Thanks to the internet and the increasing sophistication of automotive parts marketing, it’s now become possible to buy OEM auto parts online and bring them in to your shop or mechanic for installation. Seems like a quick and easy way to save some cash but just because you can buy genuine OEM parts online doesn’t mean it’s always easy get them installed.

In today’s quick article, we’ll take a look at some of the potential pitfalls, as well as benefits, that you may encounter when buying your own auto parts online and then bringing in for repair. 

Charging More. Doing Less.

As counterintuitive as it may sound, some shops and mechanics claim that there’s a surcharge for bringing in your own parts for your repair. According to one poster on a popular automotive repair forum, the customer was assessed an additional fifteen an hour fee for bringing in his own parts. The shop’s rationale was that if he got “the wrong parts, or the parts… are defective, that it will create more of a hassle for them – thus validating the extra charge.” But, is it typical and/or justified for a shop to charge extra labor to install parts bought online?

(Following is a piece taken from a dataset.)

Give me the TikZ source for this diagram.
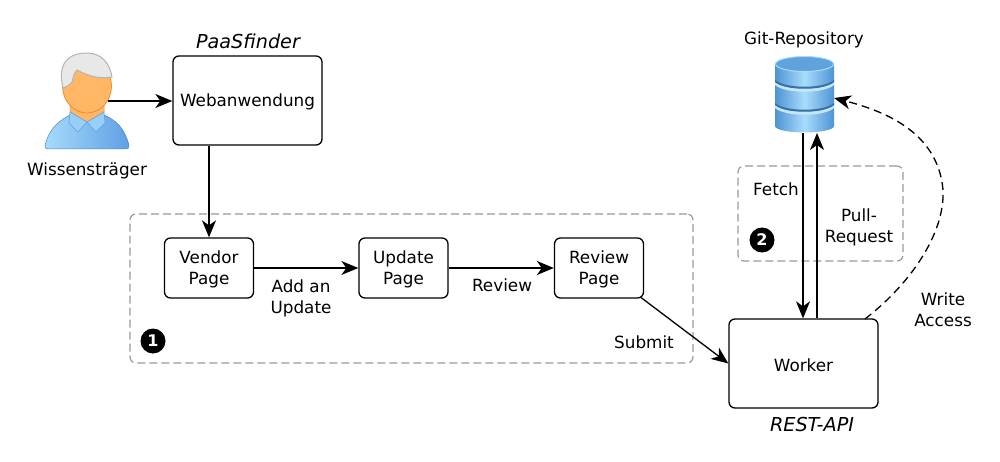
\documentclass[tikz,border=0pt]{standalone}
\usepackage{fontspec}
\setmainfont{DejaVu Sans}
\usetikzlibrary{arrows.meta,calc}
\definecolor{dashgrey}{HTML}{9A9A9A}
\definecolor{skinfill}{HTML}{FFB766}
\definecolor{skinedge}{HTML}{E8902E}
\definecolor{hairfill}{HTML}{E8E8E8}
\definecolor{hairedge}{HTML}{B4B4B4}
\definecolor{shirtlight}{HTML}{A6DBFB}
\definecolor{shirtdark}{HTML}{5F9FE4}
\definecolor{dbdark}{HTML}{4E94D4}
\definecolor{dblight}{HTML}{A9DCFC}
\newcommand\downstrut{\rule{0pt}{16pt}}
\tikzset{
  txt/.style={font=\fontsize{16.8}{21}\selectfont,align=center,inner sep=0pt,text=black,yshift=-1.5pt},
  ital/.style={txt,font=\fontsize{19.2}{22}\selectfont\itshape,yshift=0pt},
  bigbox/.style={draw=black,line width=1.3pt,rounded corners=6pt,fill=white,inner sep=0pt,minimum width=149pt,minimum height=89pt,font=\fontsize{16.8}{21}\selectfont,align=center},
  pagebox/.style={draw=black,line width=1.3pt,rounded corners=6pt,fill=white,inner sep=0pt,minimum width=89pt,minimum height=60pt,font=\fontsize{16.8}{21}\selectfont,align=center},
  group/.style={draw=dashgrey,line width=1.2pt,dash pattern=on 8pt off 4pt,rounded corners=6pt,inner sep=0pt},
  badge/.style={circle,fill=black,text=white,inner sep=0pt,minimum size=25pt,font=\fontsize{16}{16}\selectfont\bfseries},
  conn/.style={draw=black,line width=1.3pt,-{Stealth[length=17pt,width=14pt,inset=5pt]}},
  dconn/.style={conn,dash pattern=on 8pt off 5pt},
  anchorbox/.style={inner sep=0pt,outer sep=0pt}
}
\begin{document}
\begin{tikzpicture}[x=1pt,y=-1pt]
\useasboundingbox (0,0) rectangle (1000,462);
% groups
\node[group,minimum width=563pt,minimum height=149pt] (g1) at (411.5,288.5) {};
\node[group,minimum width=165pt,minimum height=95pt] (g2) at (820.5,213.5) {};
% person icon
\path[draw=shirtdark!85!black,line width=0.5pt,left color=shirtlight,right color=shirtdark]
  (45,145) .. controls (50,127) and (60,120) .. (72,114) -- (102,114)
  .. controls (116,120) and (124,127) .. (129,145) .. controls (129.5,148) and (128,149) .. (126,149)
  -- (48,149) .. controls (46,149) and (44.5,148) .. (45,145) -- cycle;
\path[fill=skinfill,draw=skinedge,line width=0.5pt] (70,100) -- (104,100) -- (104,112) -- (87,122) -- (70,112) -- cycle;
\path[fill=shirtlight!80!shirtdark,draw=shirtdark,line width=0.5pt] (70,112) -- (87,122) -- (78,132) -- (69,123) -- cycle;
\path[fill=shirtlight!80!shirtdark,draw=shirtdark,line width=0.5pt] (104,112) -- (87,122) -- (96,132) -- (105,123) -- cycle;
\path[fill=skinfill,draw=skinedge,line width=0.8pt] (87,86) ellipse [x radius=24.5,y radius=27];
\path[fill=hairfill,draw=hairedge,line width=1pt]
  (63,88) .. controls (58,68) and (64,53) .. (87,53) .. controls (102,53) and (110,64) .. (112,77)
  .. controls (101,79) and (90,77) .. (77,70) .. controls (73,74) and (73,80) .. (72,82)
  .. controls (70,85) and (66,87) .. (63,88) -- cycle;
\node[anchorbox,minimum width=42pt,minimum height=90pt] (person) at (87,101) {};
% database icon
\path[left color=dbdark,right color=dbdark,middle color=dblight]
  (775,63) -- (775,126) .. controls (775,130) and (790,132.5) .. (804.5,132.5) .. controls (819,132.5) and (834,130) .. (834,126) -- (834,63) -- cycle;
\path[fill=dblight!70!white] (775,82) .. controls (785,91) and (824,91) .. (834,82) -- (834,85) .. controls (824,94) and (785,94) .. (775,85) -- cycle;
\path[fill=dblight!70!white] (775,105) .. controls (785,114) and (824,114) .. (834,105) -- (834,108) .. controls (824,117) and (785,117) .. (775,108) -- cycle;
\path[fill=dbdark!75!black] (775,80) .. controls (785,89) and (824,89) .. (834,80) -- (834,82) .. controls (824,91) and (785,91) .. (775,82) -- cycle;
\path[fill=dbdark!75!black] (775,103) .. controls (785,112) and (824,112) .. (834,103) -- (834,105) .. controls (824,114) and (785,114) .. (775,105) -- cycle;
\path[fill=dbdark!80!dblight,draw=dblight,line width=1pt] (804.5,64) ellipse [x radius=29,y radius=7.5];
\node[anchorbox,minimum width=59pt,minimum height=77pt] (git) at (804.5,94.5) {};
% boxes
\node[bigbox] (web) at (247.5,100.5) {\downstrut Webanwendung};
\node[pagebox] (vendor) at (209,268) {\downstrut Vendor\\Page};
\node[pagebox] (update) at (403.5,268) {\downstrut Update\\Page};
\node[pagebox] (review) at (599,268) {\downstrut Review\\Page};
\node[bigbox] (worker) at (803.5,363.5) {\downstrut Worker};
% coordinates
\coordinate (fetchtop) at (803,133);
\coordinate (pulltop) at (817,133);
\coordinate (dashend) at (834,98);
\coordinate (dashstart) at (865,319);
% connectors
\draw[conn] (person.east) -- (person.east -| web.west);
\draw[conn] (web.south -| vendor.north) -- (vendor.north);
\draw[conn] (vendor.east) -- (update.west);
\draw[conn] (update.east) -- (review.west);
\draw[conn] (review.south east) ++(-3,-1) -- (worker.west);
\draw[conn] (fetchtop) -- (fetchtop |- worker.north);
\draw[conn] (pulltop |- worker.north) -- (pulltop);
\draw[dconn] (dashstart) .. controls (915,280) and (945,230) .. (943,190) .. controls (938,130) and (880,110) .. (dashend);
% labels
\node[ital] (lpaas) at (248,40) {PaaSfinder};
\node[ital] (lrest) at (812,423) {REST-API};
\node[txt] (lgit) at (804,38) {Git-Repository};
\node[txt] (lwissen) at (87,169) {Wissensträger};
\node[txt] (ladd) at (301,296.5) {Add an\\Update};
\node[txt] (lrev) at (502,284) {Review};
\node[txt] (lsub) at (644,341) {Submit};
\node[txt] (lfetch) at (776,188) {Fetch};
\node[txt] (lpull) at (859,225.5) {Pull-\\Request};
\node[txt] (lwrite) at (943,308.5) {Write\\Access};
\node[badge] (b1) at (153,341) {1};
\node[badge] (b2) at (762,240) {2};
\end{tikzpicture}
\end{document}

Should You Pay More for Less?

The advice of almost everyone on the forum was to run for the hills and find a better shop — a standpoint that we’re inclined to agree with. Clearly, this is not “good” behavior, but it doesn’t mean it’s not something that’s becoming more and more common. All you have to do is stop by an automotive repair shop forum to see that charging more is just one strategy among others used by shops looking to make the most money per customer.  One mechanic in particular writes the following (which tells you all you need to know about the subject):

I have tried all manners of handling the call, accept the customer part, charge a higher labor rate, make them sign a waiver acknowledging they supplied the part and there is NO WARRANTY, to explaining the liability and warranty provided if my shop obtains and supplies the part.

In short, it’s pretty clear that shops want to charge you more for less but the only conceivable way that additional labor surcharges could be justified would be in the case that installers intend to warranty the parts brought in. Not surprisingly, as seen in the quote above, this just doesn’t seem to be the case. And, why would it? As long as you’re buying real OEM car parts online from reputable sources, they are already typically warranted against defects for at least 12 months.

The Right Part for the Right Mechanic

Clearly, you can save money without sacrificing quality when you buy OEM auto parts online and have a shop install them but that’s only half the battle. Once you have your genuine part (with the manufacturer’s warranty) you then need to find a shop or mechanic who will install it. In general, your best bet is to find a smaller shop or shade-tree mechanic to install your part. These types of shops generally want to cultivate a long-term relationship with their customers and will be more willing to work with you if you decide to bring your own parts.

Final Thoughts

When it comes down to it, there are definitely pros and cons to having a shop secure the parts and install them versus bring your own. Ultimately, though, it makes sense for the cost-conscious consumer to buy OEM replacements online and find someone to install them.  The only real caveat (and this is REALLY important) is that you buy real OEM auto parts online, which already come with a 12-month manufacturer’s warranty. Sure, you might have to pay for labor again in the unlikely event that the part fails, but if the savings are enough, it can be worth it. Plus, OEM auto parts are more reliable anyway. Sure, it annoys dealerships and service centers, but they can either make some money on labor or, you can go elsewhere, and they’ll make nothing at all.